CMU School of Drama


Friday, December 19, 2025

'Avatar: Fire and Ash' Artisans on Designing and Building the World of Pandora

variety.com: Dylan Cole and Ben Procter divide the world-building responsibilities. The human world environments, vehicles and weapons fall under Procter’s charge, while Cole was responsible for designing everything related to Pandora and the Na’vi. “‘Avatar 3’ is a completely different scale,” says Procter. For example, the whale-like Tulkun return, but bigger and more vengeful. “You see an attack, not just by one Tulkun, but by an entire clan.” The Sully kids convince the clan to join Jake and the family as they defend their home.

1 comment:

Eliza Krigsman said...

I’ll admit that I’ve only watched the first of three Avatar movies, but this article is still intriguing from an industry perspective. Production design is a world that I’m generally unfamiliar with in the film world. The production designers begin by talking through the scale of the visual world in regard to the plot.
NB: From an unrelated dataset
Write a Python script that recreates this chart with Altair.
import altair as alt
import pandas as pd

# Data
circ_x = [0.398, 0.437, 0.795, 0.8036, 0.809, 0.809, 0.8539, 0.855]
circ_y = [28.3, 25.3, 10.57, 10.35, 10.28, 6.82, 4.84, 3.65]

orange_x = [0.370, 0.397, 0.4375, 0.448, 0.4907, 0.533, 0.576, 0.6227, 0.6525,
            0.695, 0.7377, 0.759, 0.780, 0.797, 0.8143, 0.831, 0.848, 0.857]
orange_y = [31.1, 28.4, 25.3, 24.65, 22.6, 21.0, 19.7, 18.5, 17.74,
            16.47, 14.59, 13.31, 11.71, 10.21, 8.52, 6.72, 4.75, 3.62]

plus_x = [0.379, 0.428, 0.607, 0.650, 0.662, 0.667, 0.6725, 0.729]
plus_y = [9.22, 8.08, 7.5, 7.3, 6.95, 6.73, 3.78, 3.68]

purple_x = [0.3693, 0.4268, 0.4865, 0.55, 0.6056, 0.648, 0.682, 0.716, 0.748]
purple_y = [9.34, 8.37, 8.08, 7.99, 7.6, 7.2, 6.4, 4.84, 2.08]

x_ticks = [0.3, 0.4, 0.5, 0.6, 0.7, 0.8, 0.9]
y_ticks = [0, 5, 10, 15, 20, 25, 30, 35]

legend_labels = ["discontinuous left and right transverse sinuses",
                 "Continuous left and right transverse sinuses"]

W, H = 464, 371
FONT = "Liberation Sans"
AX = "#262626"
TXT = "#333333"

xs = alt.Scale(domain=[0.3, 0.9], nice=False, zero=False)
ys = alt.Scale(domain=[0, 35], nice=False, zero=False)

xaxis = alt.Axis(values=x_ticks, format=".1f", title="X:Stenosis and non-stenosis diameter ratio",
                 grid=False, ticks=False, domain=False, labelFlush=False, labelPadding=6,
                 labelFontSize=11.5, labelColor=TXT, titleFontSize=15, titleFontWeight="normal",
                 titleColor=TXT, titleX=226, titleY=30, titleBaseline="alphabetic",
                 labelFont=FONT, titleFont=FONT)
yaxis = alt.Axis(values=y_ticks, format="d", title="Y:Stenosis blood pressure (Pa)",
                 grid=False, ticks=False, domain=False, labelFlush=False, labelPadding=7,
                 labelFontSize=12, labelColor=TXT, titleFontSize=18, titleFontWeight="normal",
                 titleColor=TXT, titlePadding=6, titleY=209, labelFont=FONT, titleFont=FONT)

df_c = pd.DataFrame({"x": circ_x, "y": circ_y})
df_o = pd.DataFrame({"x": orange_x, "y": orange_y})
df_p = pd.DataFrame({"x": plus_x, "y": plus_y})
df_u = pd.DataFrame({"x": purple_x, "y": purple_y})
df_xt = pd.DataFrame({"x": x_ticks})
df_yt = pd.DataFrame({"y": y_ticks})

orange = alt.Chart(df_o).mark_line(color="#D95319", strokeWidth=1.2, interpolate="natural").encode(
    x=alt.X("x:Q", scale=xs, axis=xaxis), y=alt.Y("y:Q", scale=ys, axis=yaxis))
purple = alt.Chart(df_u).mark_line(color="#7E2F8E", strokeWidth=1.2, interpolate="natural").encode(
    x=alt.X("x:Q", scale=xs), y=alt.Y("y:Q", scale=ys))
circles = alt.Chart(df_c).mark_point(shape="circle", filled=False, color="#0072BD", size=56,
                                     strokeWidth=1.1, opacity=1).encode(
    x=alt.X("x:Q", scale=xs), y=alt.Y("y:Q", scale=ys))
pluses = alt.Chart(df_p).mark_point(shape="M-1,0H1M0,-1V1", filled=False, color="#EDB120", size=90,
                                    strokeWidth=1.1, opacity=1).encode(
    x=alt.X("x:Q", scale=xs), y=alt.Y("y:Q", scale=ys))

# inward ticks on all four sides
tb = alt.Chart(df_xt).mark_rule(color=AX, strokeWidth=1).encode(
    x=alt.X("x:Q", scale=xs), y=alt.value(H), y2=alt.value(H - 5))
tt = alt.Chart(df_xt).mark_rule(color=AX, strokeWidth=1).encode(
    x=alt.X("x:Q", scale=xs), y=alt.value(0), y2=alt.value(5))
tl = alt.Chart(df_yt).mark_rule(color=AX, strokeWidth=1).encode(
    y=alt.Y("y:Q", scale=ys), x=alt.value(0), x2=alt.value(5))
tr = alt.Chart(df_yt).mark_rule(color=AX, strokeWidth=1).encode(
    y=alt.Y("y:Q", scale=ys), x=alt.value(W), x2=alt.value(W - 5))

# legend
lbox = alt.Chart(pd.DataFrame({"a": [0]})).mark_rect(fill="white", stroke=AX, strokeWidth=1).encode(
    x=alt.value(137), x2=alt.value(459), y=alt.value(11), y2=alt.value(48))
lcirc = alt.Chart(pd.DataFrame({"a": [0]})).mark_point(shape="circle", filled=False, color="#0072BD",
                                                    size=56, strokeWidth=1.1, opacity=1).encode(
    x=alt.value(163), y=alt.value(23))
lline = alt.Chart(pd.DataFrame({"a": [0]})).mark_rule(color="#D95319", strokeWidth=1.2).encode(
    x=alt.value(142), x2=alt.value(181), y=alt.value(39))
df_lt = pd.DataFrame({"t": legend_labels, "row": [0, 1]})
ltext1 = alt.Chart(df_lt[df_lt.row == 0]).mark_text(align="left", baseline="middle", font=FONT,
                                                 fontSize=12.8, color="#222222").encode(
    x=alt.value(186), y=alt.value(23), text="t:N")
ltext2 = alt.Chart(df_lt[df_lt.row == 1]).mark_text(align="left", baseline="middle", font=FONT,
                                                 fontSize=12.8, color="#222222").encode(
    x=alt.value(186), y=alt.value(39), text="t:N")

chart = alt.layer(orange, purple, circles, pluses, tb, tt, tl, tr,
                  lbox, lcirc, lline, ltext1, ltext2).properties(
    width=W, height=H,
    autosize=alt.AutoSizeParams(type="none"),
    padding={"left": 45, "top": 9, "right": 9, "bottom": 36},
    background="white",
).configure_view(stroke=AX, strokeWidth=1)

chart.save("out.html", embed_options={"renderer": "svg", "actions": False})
The color, perceived weight by materiality and size, the directionality, and the design connotations that people may associate with certain ideas are all items that an audience can and I’d argue should take for granted. To me, a mark of a good production designer is that while it may earn it, it doesn’t hold onto audience attention for more than needed. The article references 3D modelling and miniatures to test out ideas, but I would love to know what programs they modelled on, and how they made their miniatures (and what they prioritized and iterated on within that). I appreciate the way they thought about the visual composition of the whole frame, and didn’t focus on their ideas in isolation from each other. Particularly so, the mention of the backlighting effect on the ship.